Once you get into the swing of things, however, it will be the equivalent of a mild workout and can help you stay in tip-top shape.

The exercise aspect of gardening is one of the other, less talked about benefits. And, unlike going to the gym, doing a spot of gardening will also ensure you fill your lungs with fresh air and get some much-needed sunshine, which will help top up vitamin D levels.

And with summer approaching – in the north at least – there has never been a better time for doing a workout in the garden.

The great thing is that when you're done weeding, you don't need to head into the sauna to unwind, you can just relax on your patio.
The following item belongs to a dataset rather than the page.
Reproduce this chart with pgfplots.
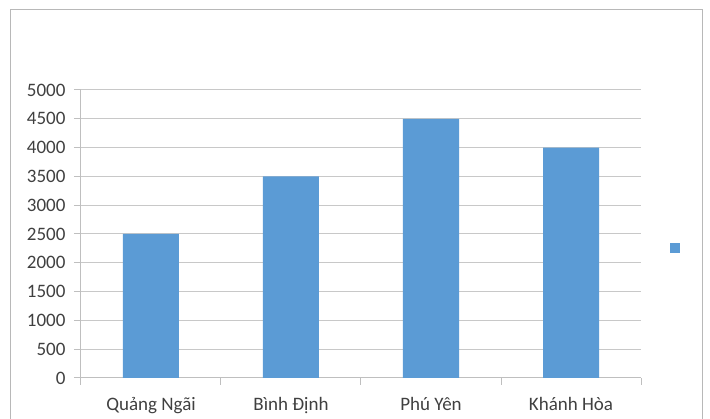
\documentclass[border=0pt]{standalone}
\usepackage{pgfplots}
\pgfplotsset{compat=1.18}
\usepackage{fontspec}
\setmainfont{Carlito}
\definecolor{barblue}{HTML}{5B9BD5}
\definecolor{gridgray}{HTML}{C8C8C8}
\definecolor{axisgray}{HTML}{BFBFBF}
\definecolor{framegray}{HTML}{B8B8B8}
\definecolor{txt}{HTML}{404040}
\begin{document}
\begin{tikzpicture}[x=1pt,y=1pt]
\useasboundingbox (-81,-41) rectangle (629,378);
\draw[framegray,line width=1pt] (-70,-50) rectangle (621,368);
\begin{axis}[
  at={(0,0)}, anchor=south west,
  scale only axis,
  width=560pt, height=288pt,
  xmin=-0.5, xmax=3.5,
  ymin=0, ymax=5000,
  ytick={0,500,...,5000},
  xtick={0,1,2,3},
  xticklabels={Quảng Ngãi, Bình Định, Phú Yên, Khánh Hòa},
  minor xtick={-0.5,0.5,1.5,2.5,3.5},
  major x tick style={draw=none},
  minor tick length=7pt,
  major tick length=7pt,
  tick align=outside,
  axis x line*=bottom,
  axis y line*=left,
  axis line style={axisgray, line width=1pt, -},
  tick style={axisgray, line width=1pt},
  ymajorgrids,
  major grid style={gridgray, line width=1pt},
  /pgf/number format/assume math mode=true,
  /pgf/number format/1000 sep={},
  ticklabel style={font=\fontsize{19}{22}\selectfont, text=txt},
  xticklabel style={yshift=-9pt},
  yticklabel style={xshift=-5pt},
  ybar, bar width=56pt,
  legend style={draw=none, fill=none, at={(1.064,0.451)}, anchor=center, inner sep=0pt},
  legend image code/.code={\fill[barblue] (-5pt,-5pt) rectangle (5pt,5pt);},
]
\addplot[fill=barblue, draw=none] coordinates {(0,2500) (1,3500) (2,4500) (3,4000)};
\addlegendentry{}
\end{axis}
\end{tikzpicture}
\end{document}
Keen gardener Barb Herreid spoke to the Wisconsin Rapids Tribune about the benefits of gardening on her health, stating that there are few tips and tricks that will help gardeners keep their energy levels up when pruning and raking.

"I … have started to try and take a ten-minute break every hour or at least every two hours," Herreid said.

She told the news provider: "That kind of helps your stamina, too, so that you're not totally overdoing it."

Mrs Herreid also pointed out the importance of lifting properly – when shifting things such as heavy growbags around.

"I try and make sure I remember to lift with my legs, rather than my back, especially if I am shoveling or picking up heavy pots," she concluded.